In a joint statement with think tank British Future, the IoD has called for a comprehensive immigration review, which aims to look at all options available to government.
Simon Walker, director general of the Institute of Directors, said:
By announcing polices on the hoof every time new figures come out, the government betrays its lack of a long term plan on migration. Scrabbling around to find measures to hit a bizarre and unachievable migration target is no way to give British businesses the stable environment they need.
The IoD supports British Future’s call for a comprehensive immigration review, based on evidence and expert advice, to set out a sensible plan for managing inward migration in a way that is consistent with economic recovery.
The review would set out the best available evidence on the "potential economic, social and cultural gains and risks of pursuing these policy options", as well as their "compatibility with the United Kingdom’s international commitments and obligations", the statement said.
It would also engage the full range of interested stakeholders and the public "to ensure that their views about the potential benefits and costs of different policy options inform decisions about which choices to pursue".
This comes the same day the Office of National Statistics releases net migration figures. Annual net migration to the UK stands at 318,000, but the Conservative government is committed to getting the figure down to the "tens of thousands".

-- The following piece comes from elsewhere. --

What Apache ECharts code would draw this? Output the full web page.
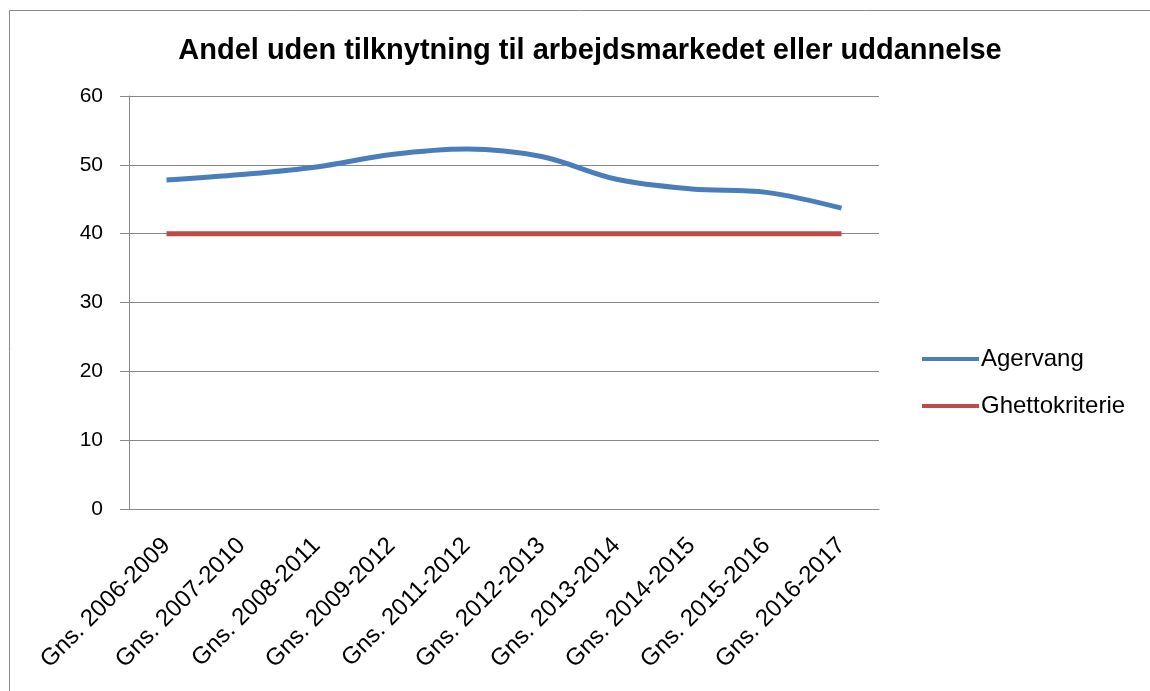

The Conservative election manifesto explained: “Our action has not been enough to cut annual net migration to the tens of thousands. That ambition remains the right one. But it is clearly going to take more time, more work and more difficult long-term decisions to achieve”.
However, Sunder Katwala, director of British Future, said: “The Prime Minister has no long-term plan to meet net migration target.”
This comes the month after it was revealed more than 1,300 "high-skilled" visas were rejected by the Home Office in June.